実際ほかのプロセスを見ても、2割は友人から教えてもらって始めて、5割はやはりWebなんです。

Webも中身を見ると、YouTuberさんやインフルエンサーさんがきっかけなので、最初のきっかけに「人がいる」ことが重要だとわかります。

一方でリアル店舗の売上比率は10〜15%で、ここにギャップがありました。そこで美容室をはじめとするリアル店舗でお勧めされるよう、営業に力を入れていくという意思決定ができたんです。
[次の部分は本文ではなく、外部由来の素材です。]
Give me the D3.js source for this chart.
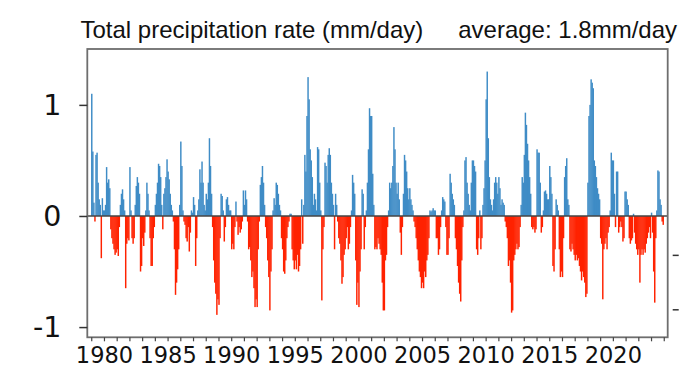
<!DOCTYPE html>
<html>
<head>
<meta charset="utf-8">
<script src="https://cdn.jsdelivr.net/npm/d3@7"></script>
<style>
  html, body { margin: 0; padding: 0; background: #fff; }
  svg { display: block; }
</style>
</head>
<body>
<svg id="chart" width="680" height="380"></svg>
<script>
// ---- data (monthly anomaly of total precipitation rate, mm/day) ----
const startYear = 1979;
const titleLeft = "Total precipitation rate (mm/day)";
const titleRight = "average: 1.8mm/day";
const yTickValues = [-1, 0, 1];
const xLabelYears = [1980, 1985, 1990, 1995, 2000, 2005, 2010, 2015, 2020];
const xMinorYears = d3.range(1979, 2025);
const rightTickValues = [-0.35, -0.84];

const anomalies1979_1990 = [
  1.1, 0.58, 0.12, -0.05, 0.55, 0.57, 0.3, 0.15, 0.1, -0.38, 0.16, 0.05,
  0.05, 0.1, 0.44, 0.3, 0.33, 0.25, -0.12, -0.2, -0.25, -0.3, -0.35, -0.33,
  -0.3, -0.36, -0.1, 0.1, 0.2, 0.24, 0.15, 0.05, -0.65, -0.25, -0.2, -0.22,
  0.44, 0.05, -0.2, -0.25, -0.2, 0.1, 0.27, 0.35, 0.3, 0.2, -0.5, -0.45,
  -0.2, -0.27, -0.15, 0.05, 0.3, 0.2, 0.05, -0.2, -0.45, -0.45, -0.2, -0.1,
  0.1, 0.2, 0.3, 0.47, 0.45, 0.35, 0.1, -0.12, 0.2, 0.25, 0.35, 0.51,
  0.4, 0.33, 0.2, 0.1, 0.05, -0.05, -0.3, -0.71, -0.6, -0.48, -0.3, 0.1,
  0.67, 0.45, 0.05, -0.05, -0.08, -0.2, -0.23, -0.1, -0.32, -0.15, 0.05, 0.03,
  0.17, 0.1, -0.45, -0.2, 0.05, 0.15, 0.42, 0.3, 0.49, 0.3, 0.1, 0.05,
  0.2, 0.15, 0.3, 0.7, 0.45, 0.2, -0.1, -0.4, -0.6, -0.7, -0.89, -0.75,
  -0.8, -0.2, 0.2, 0.18, 0.05, -0.23, -0.1, 0.15, 0.17, 0.1, 0.05, 0.05,
  -0.3, -0.25, -0.3, -0.1, 0.13, -0.05, -0.17, -0.1, -0.15, -0.12, -0.05, 0.23
];
const anomalies1991_2002 = [
  0.1, 0.23, 0.15, -0.05, -0.3, -0.28, -0.4, -0.55, -0.5, -0.65, -0.82, -0.75,
  -0.82, -0.3, -0.05, 0.28, 0.35, 0.45, 0.3, 0.1, -0.1, -0.2, -0.4, -0.55,
  -0.85, -0.5, -0.3, 0.05, 0.16, 0.1, 0.3, 0.28, 0.2, 0.1, 0.05, -0.2,
  -0.3, -0.5, -0.52, -0.4, -0.2, -0.1, -0.05, 0.02, 0.02, -0.3, -0.4, -0.48,
  -0.4, -0.48, -0.35, -0.5, -0.45, -0.3, 0.15, -0.25, 0.1, 0.55, 0.4, 0.9,
  1.25, 1.05, 0.6, 0.5, 0.35, 0.1, 0.2, 0.15, 0.05, 0.62, 0.6, 0.3,
  0.05, -0.76, -0.3, -0.1, 0.48, 0.45, 0.3, 0.55, 0.61, 0.55, 0.3, 0.2,
  0.1, -0.3, 0.2, 0.1, -0.05, -0.2, -0.25, -0.4, -0.61, -0.55, -0.35, -0.3,
  -0.2, -0.1, -0.3, -0.25, -0.1, 0.05, 0.37, 0.3, 0.2, -0.4, -0.8, -0.6,
  -0.82, -0.5, -0.3, 0.24, 0.2, -0.3, -0.1, 0.05, 0.3, 0.6, 0.97, 0.9,
  0.9, 0.38, 0.1, -0.3, -0.28, -0.3, -0.2, -0.25, -0.3, -0.35, -0.6, -0.85,
  -0.85, -0.4, -0.35, -0.1, 0.05, 0.3, 0.25, 0.3, 0.45, 0.8, 0.6, 0.3
];
const anomalies2003_2013 = [
  0.2, 0.3, 0.15, -0.15, -0.35, -0.1, 0.2, 0.55, 0.5, 0.4, 0.25, 0.15,
  0.25, 0.15, 0.1, 0.05, -0.05, -0.1, -0.2, -0.3, -0.4, -0.5, -0.55, -0.65,
  -0.6, -0.65, -0.5, -0.55, -0.4, -0.35, -0.2, 0.05, 0.04, 0.05, 0.07, 0.05,
  0.05, -0.2, -0.2, -0.35, -0.3, -0.1, 0.05, 0.17, 0.15, 0.13, -0.1, -0.35,
  -0.35, -0.2, 0.38, 0.3, 0.2, 0.15, 0.1, -0.2, -0.3, -0.45, -0.6, -0.7,
  -0.77, -0.4, -0.1, 0.05, 0.5, 0.53, 0.3, 0.2, 0.1, 0.05, 0.3, 0.5,
  0.5, 0.45, 0.4, -0.3, -0.35, -0.2, 0.05, -0.3, -0.2, 0.1, 0.25, 0.5,
  1.05, 1.3, 0.7, 0.35, 0.15, 0.1, 0.05, 0.15, 0.3, 0.35, 0.3, 0.2,
  0.35, 0.25, 0.1, 0.15, 0.12, 0.1, -0.05, -0.1, -0.2, -0.45, -0.4, -0.6,
  -0.87, -0.85, -0.4, -0.35, -0.3, -0.25, -0.3, -0.28, -0.1, 0.1, 0.35, 0.3,
  0.55, 0.93, 0.82, 0.65, 0.5, 0.35, 0.2, -0.1, -0.12, -0.1, -0.15, -0.12
];
const anomalies2014_2023 = [
  0.6, 0.57, 0.57, 0.3, -0.15, -0.1, 0.05, 0.22, 0.23, 0.2, 0.15, 0.15,
  0.45, 0.35, 0.2, -0.45, -0.5, -0.3, 0.15, 0.1, 0.05, -0.3, -0.55, -0.5,
  -0.55, -0.2, 0.35, 0.45, 0.52, 0.15, 0.1, -0.3, -0.32, -0.25, -0.3, -0.35,
  -0.4, -0.35, -0.4, -0.38, -0.45, -0.5, -0.58, -0.5, -0.55, -0.6, -0.73, -0.7,
  0.3, 0.9, 1.0, 1.23, 1.2, 1.15, 0.5, 0.45, 0.35, 0.25, 0.2, 0.15,
  -0.2, -0.25, -0.75, -0.3, -0.25, -0.2, -0.3, -0.15, -0.1, 0.05, 0.57, 0.5,
  0.5, 0.2, -0.1, 0.4, 0.4, -0.15, -0.1, -0.05, -0.1, -0.23, -0.2, 0.22,
  0.22, 0.15, 0.1, -0.2, -0.25, -0.22, -0.2, 0.02, -0.15, -0.25, -0.3, -0.35,
  -0.3, -0.6, -0.35, -0.3, -0.35, -0.3, -0.33, -0.25, -0.2, -0.15, -0.1, -0.2,
  0.03, -0.15, -0.5, -0.78, -0.2, 0.05, 0.41, 0.4, 0.15, 0.1, -0.05, -0.08
];

// ---- build ----
const values = [].concat(anomalies1979_1990, anomalies1991_2002, anomalies2003_2013, anomalies2014_2023);
const data = values.map((v, i) => ({ t: startYear + i / 12, v }));

const W = 680, H = 380;
const plot = { left: 87.3, right: 667.7, top: 49, bottom: 337.3 };

const x = d3.scaleLinear().domain([1978.69, 2024.31]).range([plot.left, plot.right]);
const y = d3.scaleLinear().domain([-1.092, 1.503]).range([plot.bottom, plot.top]);

const svg = d3.select("#chart");
svg.append("rect").attr("width", W).attr("height", H).attr("fill", "#fff");

const blue = "#3f8cc6";
const red = "#ff2200";
const barW = x(startYear + 1 / 12) - x(startYear);

svg.append("g").selectAll("rect").data(data).join("rect")
  .attr("x", d => x(d.t) - 0.2)
  .attr("width", barW + 0.4)
  .attr("y", d => y(Math.max(0, d.v)))
  .attr("height", d => Math.abs(y(d.v) - y(0)))
  .attr("fill", d => d.v >= 0 ? blue : red);

// zero line
svg.append("line")
  .attr("x1", plot.left).attr("x2", plot.right)
  .attr("y1", y(0)).attr("y2", y(0))
  .attr("stroke", "#444").attr("stroke-width", 1.5);

// frame
svg.append("rect")
  .attr("x", plot.left).attr("y", plot.top)
  .attr("width", plot.right - plot.left).attr("height", plot.bottom - plot.top)
  .attr("fill", "none").attr("stroke", "#6e6e6e").attr("stroke-width", 1.8);

// y axis
const yAxis = svg.append("g").attr("transform", `translate(${plot.left},0)`)
  .call(d3.axisLeft(y).tickValues(yTickValues).tickSize(8).tickPadding(18).tickFormat(d => String(d)));
yAxis.select(".domain").remove();
yAxis.selectAll("line").attr("stroke", "#333").attr("stroke-width", 1.5);
yAxis.selectAll("text").attr("font-family", "DejaVu Sans").attr("font-size", 28.5).attr("fill", "#111");

// x axis: minor year ticks
const xTicks = svg.append("g").attr("transform", `translate(0,${plot.bottom})`)
  .call(d3.axisBottom(x).tickValues(xMinorYears).tickSize(4).tickFormat(""));
xTicks.select(".domain").remove();
xTicks.selectAll("line").attr("stroke", "#444").attr("stroke-width", 1.2);

// x axis labels
const xLab = svg.append("g").attr("transform", `translate(0,${plot.bottom})`)
  .call(d3.axisBottom(x).tickValues(xLabelYears).tickSize(0).tickPadding(10).tickFormat(d => String(d)));
xLab.select(".domain").remove();
xLab.selectAll("text").attr("font-family", "DejaVu Sans").attr("font-size", 22.5).attr("fill", "#111");

// right stray ticks
const rAxis = svg.append("g").attr("transform", `translate(${plot.right + 5},0)`)
  .call(d3.axisRight(y).tickValues(rightTickValues).tickSize(6).tickFormat(""));
rAxis.select(".domain").remove();
rAxis.selectAll("line").attr("stroke", "#333").attr("stroke-width", 1.5);

// titles
svg.append("text").attr("x", 80.5).attr("y", 37.5)
  .attr("font-family", "Liberation Sans, Arial, sans-serif").attr("font-size", 24).attr("fill", "#111")
  .text(titleLeft);
svg.append("text").attr("x", 677).attr("y", 37.5).attr("text-anchor", "end")
  .attr("font-family", "Liberation Sans, Arial, sans-serif").attr("font-size", 24).attr("fill", "#111")
  .text(titleRight);
</script>
</body>
</html>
TVCMの出稿や訴求内容の決定に続き、ロイヤルカスタマーの声からタッチポイントと打ち手を見極める次なる一歩を踏み出したBULK HOMMEですが、認知拡大に伴ってブランディングとの両立が難しくなることも容易に想像できます。

弊社の代表がよく言うんですけど、マーケティングとブランディングは二重人格です。一方で綺麗なことをやって、一方では直接的な訴求をするってわりとやるべきだし、一つのブランディングを貫いたから売上が上がるわけでもないと思っています。
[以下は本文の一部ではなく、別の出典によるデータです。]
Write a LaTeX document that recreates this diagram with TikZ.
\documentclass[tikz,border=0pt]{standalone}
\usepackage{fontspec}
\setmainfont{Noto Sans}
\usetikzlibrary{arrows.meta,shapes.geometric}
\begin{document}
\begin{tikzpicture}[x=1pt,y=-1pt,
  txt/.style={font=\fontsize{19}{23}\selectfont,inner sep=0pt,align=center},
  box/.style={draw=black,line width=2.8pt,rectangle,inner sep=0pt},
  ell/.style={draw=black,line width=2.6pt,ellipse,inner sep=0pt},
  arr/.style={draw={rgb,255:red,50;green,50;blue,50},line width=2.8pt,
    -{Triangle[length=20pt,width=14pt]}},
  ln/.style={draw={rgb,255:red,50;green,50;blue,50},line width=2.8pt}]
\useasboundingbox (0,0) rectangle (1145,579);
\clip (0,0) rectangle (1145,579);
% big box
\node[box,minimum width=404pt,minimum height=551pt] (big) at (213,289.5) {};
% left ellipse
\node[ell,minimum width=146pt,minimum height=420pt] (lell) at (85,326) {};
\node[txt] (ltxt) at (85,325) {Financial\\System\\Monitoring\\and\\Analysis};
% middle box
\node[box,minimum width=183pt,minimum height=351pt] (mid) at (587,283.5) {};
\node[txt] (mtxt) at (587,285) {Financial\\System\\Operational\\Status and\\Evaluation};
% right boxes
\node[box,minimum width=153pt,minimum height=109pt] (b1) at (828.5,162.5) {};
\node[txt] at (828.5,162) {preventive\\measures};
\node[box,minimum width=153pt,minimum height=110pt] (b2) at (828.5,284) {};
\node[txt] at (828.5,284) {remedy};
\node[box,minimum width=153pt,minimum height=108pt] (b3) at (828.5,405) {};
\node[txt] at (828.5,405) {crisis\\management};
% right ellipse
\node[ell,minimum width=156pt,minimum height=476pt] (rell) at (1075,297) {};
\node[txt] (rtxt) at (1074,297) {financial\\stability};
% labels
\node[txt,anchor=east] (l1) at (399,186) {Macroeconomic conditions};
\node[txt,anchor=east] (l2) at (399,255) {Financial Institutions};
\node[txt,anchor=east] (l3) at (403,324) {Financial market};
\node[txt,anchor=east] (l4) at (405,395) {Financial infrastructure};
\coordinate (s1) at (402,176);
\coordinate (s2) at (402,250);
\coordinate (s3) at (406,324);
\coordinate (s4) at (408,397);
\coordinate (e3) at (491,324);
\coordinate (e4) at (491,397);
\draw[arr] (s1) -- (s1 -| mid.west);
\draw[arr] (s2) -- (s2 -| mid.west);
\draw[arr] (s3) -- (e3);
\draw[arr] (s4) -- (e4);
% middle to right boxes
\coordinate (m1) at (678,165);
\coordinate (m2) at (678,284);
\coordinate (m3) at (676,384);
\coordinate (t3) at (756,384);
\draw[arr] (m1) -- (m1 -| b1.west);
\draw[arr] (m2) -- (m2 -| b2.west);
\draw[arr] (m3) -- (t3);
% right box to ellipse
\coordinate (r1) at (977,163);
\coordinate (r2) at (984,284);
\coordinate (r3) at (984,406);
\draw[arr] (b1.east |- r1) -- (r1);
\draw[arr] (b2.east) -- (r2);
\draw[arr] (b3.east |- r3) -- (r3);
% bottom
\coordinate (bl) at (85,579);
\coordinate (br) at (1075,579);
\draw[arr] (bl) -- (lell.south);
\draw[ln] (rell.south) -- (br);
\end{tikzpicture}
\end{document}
個人的にはマーケティングって結局商売なんで、ブランディングもその手段の一つというのが個人的な解釈ですが、KPIが違うので、共通言語がないと齟齬が生じます。

でも、これも9セグマップを作ることで共通言語化できるんですよ。

この施策は9セグマップの「この層の人」を「このセグメント」に持ってくため、と説明できるので、みんなが腹落ちできます。社内で作ると一方的な目線での作成になりがちですが、第三者である西口さんが作ってくださったので、その心配もありませんでした(笑)
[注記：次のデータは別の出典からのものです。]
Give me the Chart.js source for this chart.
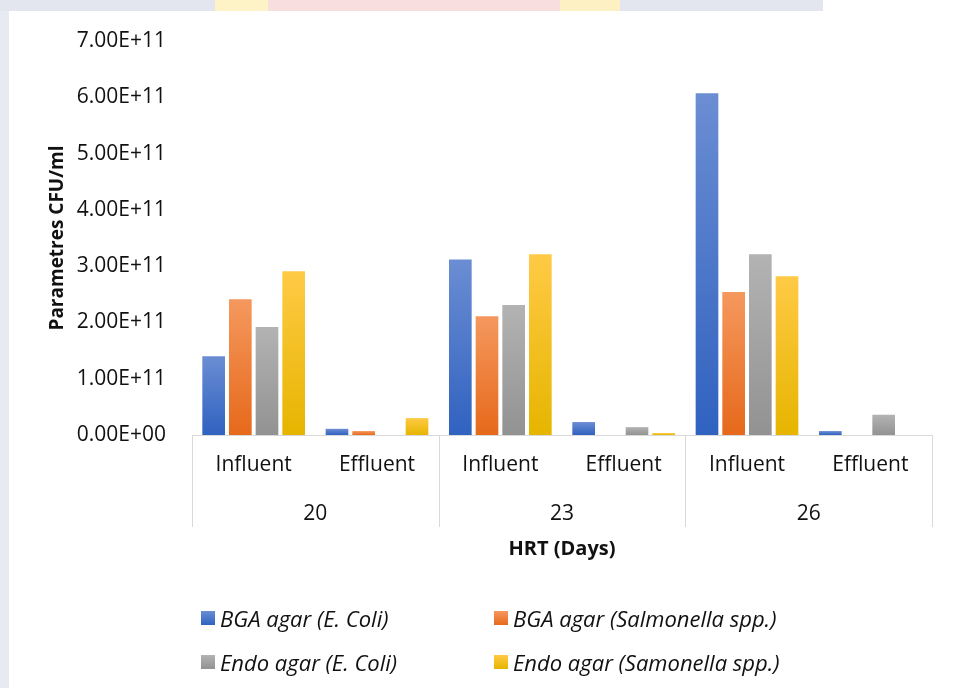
<!DOCTYPE html>
<html>
<head>
<meta charset="utf-8">
<script src="https://cdn.jsdelivr.net/npm/chart.js@4.4.1/dist/chart.umd.min.js"></script>
<style>
  html, body { margin: 0; padding: 0; }
  body { width: 955px; height: 688px; overflow: hidden; position: relative;
         background: #e8eaf1; font-family: "Open Sans", sans-serif; }
  #strip { position: absolute; left: 0; top: 0; width: 955px; height: 11px;
           background: linear-gradient(90deg, #e3e6ee 0 215px, #fdf3c6 215px 268px, #f8dede 268px 560px,
                       #fdf1c4 560px 620px, #e3e6ee 620px 823px, #ffffff 823px); }
  #card { position: absolute; left: 9px; top: 11px; right: 0; bottom: 0; background: #fff; }
  #wrap { position: absolute; left: 0; top: 0; width: 955px; height: 580px; }
  #legend { position: absolute; left: 0; top: 0; width: 955px; height: 688px; pointer-events: none; }
  .item { position: absolute; height: 30px; display: flex; align-items: center;
          font-style: italic; font-size: 22px; color: #111; white-space: nowrap; }
  .item i { display: inline-block; width: 14px; height: 14px; margin-right: 5px; }
</style>
</head>
<body>
<div id="strip"></div>
<div id="card"></div>
<div id="wrap"><canvas id="chart"></canvas></div>
<div id="legend"></div>
<script>
  // datos
  const categories = ["Influent", "Effluent", "Influent", "Effluent", "Influent", "Effluent"];
  const hrtDays = ["20", "23", "26"];
  const bgaEcoli       = [1.40e11, 1.1e10, 3.12e11, 2.3e10, 6.07e11, 7e9];
  const bgaSalmonella  = [2.41e11, 7e9,    2.11e11, 0,      2.54e11, 0];
  const endoEcoli      = [1.92e11, 0,      2.31e11, 1.4e10, 3.21e11, 3.6e10];
  const endoSalmonella = [2.91e11, 3.0e10, 3.21e11, 3.5e9,  2.82e11, 0];
  const seriesNames = ["BGA agar (E. Coli)", "BGA agar (Salmonella spp.)",
                       "Endo agar (E. Coli)", "Endo agar (Samonella spp.)"];
  const yMax = 7e11, yStep = 1e11;

  const FONT = "'Open Sans', sans-serif";

  // degradado por barra, como en Excel
  function barFill(top, bottom) {
    return c => {
      const chart = c.chart, y = chart.scales.y;
      if (!chart.chartArea || !y || !c.raw) return bottom;
      const y0 = y.getPixelForValue(0), y1 = y.getPixelForValue(c.raw);
      if (Math.abs(y0 - y1) < 1) return bottom;
      const g = chart.ctx.createLinearGradient(0, y1, 0, y0);
      g.addColorStop(0, top);
      g.addColorStop(1, bottom);
      return g;
    };
  }

  function sci(v) {
    if (v === 0) return "0.00E+00";
    const [m, e] = v.toExponential(2).split("e");
    const n = Math.abs(+e);
    return m + "E" + (+e < 0 ? "-" : "+") + (n < 10 ? "0" + n : n);
  }

  // lineas de agrupacion del eje
  const groupLines = {
    id: "groupLines",
    afterDraw(chart) {
      const { ctx, chartArea, scales: { x2 } } = chart;
      const n = hrtDays.length, w = (x2.right - x2.left) / n;
      ctx.save();
      ctx.strokeStyle = "#d9d9d9";
      ctx.lineWidth = 1;
      ctx.beginPath();
      for (let i = 0; i <= n; i++) {
        const px = Math.round(x2.left + i * w) + 0.5;
        ctx.moveTo(px, chartArea.bottom);
        ctx.lineTo(px, x2.top + 37);
      }
      ctx.stroke();
      ctx.restore();
    }
  };

  const colors = [
    ["#6b8dd3", "#3062c0"],
    ["#f5985e", "#e6691b"],
    ["#b3b3b3", "#929292"],
    ["#ffca45", "#e6b500"]
  ];
  const values = [bgaEcoli, bgaSalmonella, endoEcoli, endoSalmonella];

  const chart = new Chart(document.getElementById("chart"), {
    type: "bar",
    data: {
      labels: categories,
      datasets: values.map((v, i) => ({
        label: seriesNames[i],
        data: v,
        backgroundColor: barFill(colors[i][0], colors[i][1]),
        borderWidth: 0,
        categoryPercentage: 0.865,
        barPercentage: 0.85
      }))
    },
    options: {
      responsive: true,
      maintainAspectRatio: false,
      animation: false,
      layout: { padding: { top: 41, right: 23, bottom: 19, left: 0 } },
      plugins: { legend: { display: false }, tooltip: { enabled: false } },
      scales: {
        y: {
          min: 0, max: yMax,
          grid: { display: false, drawTicks: false },
          border: { display: false },
          ticks: { stepSize: yStep, padding: 26, color: "#111", callback: sci,
                   font: { family: FONT, size: 21 } },
          title: { display: true, text: "Parametres CFU/ml", color: "#111",
                   font: { family: FONT, size: 19, weight: "bold" }, padding: { top: 46, bottom: 0 } },
          afterFit: s => { s.width = 192; }
        },
        x: {
          weight: 0,
          grid: { display: false, drawTicks: false },
          border: { display: true, color: "#d9d9d9", width: 1 },
          ticks: { padding: 17, color: "#111", maxRotation: 0, autoSkip: false,
                   font: { family: FONT, size: 21 } },
          afterFit: s => { s.height = 55; }
        },
        x2: {
          type: "category",
          position: "bottom",
          weight: 1,
          labels: hrtDays,
          offset: true,
          grid: { display: false, drawTicks: false },
          border: { display: false },
          ticks: { padding: 11, color: "#111", maxRotation: 0, autoSkip: false,
                   font: { family: FONT, size: 21 } },
          title: { display: true, text: "HRT (Days)", color: "#111",
                   font: { family: FONT, size: 20, weight: "bold" }, padding: 0 },
          afterFit: s => { s.height = 71; }
        }
      }
    },
    plugins: [groupLines]
  });

  // leyenda en dos columnas
  const legend = document.getElementById("legend");
  const colX = [201, 494], rowY = [618, 662];
  chart.data.datasets.forEach((d, i) => {
    const el = document.createElement("div");
    el.className = "item";
    el.style.left = colX[i % 2] + "px";
    el.style.top = (rowY[Math.floor(i / 2)] - 15) + "px";
    el.innerHTML = `<i style="background:linear-gradient(${colors[i][0]},${colors[i][1]})"></i>${d.label}`;
    legend.appendChild(el);
  });
</script>
</body>
</html>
※「9セグマップ作成とn=1分析」の手法については高橋さんのnoteに詳しく載っています。
【実践編】n=1分析をバルクオムで実施しました。(高橋 文人さんのnote)

BULK HOMMEは認知で王者を目指す

デジタル領域から店舗、マスメディアと施策の幅が広がってきた今、高橋さんはBULK HOMMEの今後の展開についてどのように考えているのでしょうか。

未来への展望と抱負を聞きました。

BULK HOMMEは、まず認知で王者を目指します。そのあとは「製品がいい」と体感してもらいつつ、なぜ良いのかを説明できるようにしていかないとなりません。それができればナンバーワンになれた時に、他の会社さんが追い越せないようなブランドになっていけます。

ただBULK HOMMEの良い部分は言語化しづらいところあって。洗顔の泡がめちゃくちゃいいのと、香りは言語化しやすいんですけど、「なんかおしゃれ」とか「家にあるといいよね」とか、他社が真似できないところは言語化しにくいです。

この辺のジレンマはありますが、n=1分析でロイヤルカスタマーの人の声を掘り下げて、今後も分析していきたいと思います。

最後に「目標とする人はいますか?」と聞くと、高橋さんは「森岡 毅さん」と答えました。

世界的な著名人がアンバサダーに就任したり、有名人がTVCMに出たりと、一見派手な話題が先行するBULK HOMME。

しかし、その裏では定性データに裏打ちされた緻密な仮説検証と、偉大なる先人を目標に掲げ、目の前の課題に真摯に向き合う一人のマーケターの姿がありました。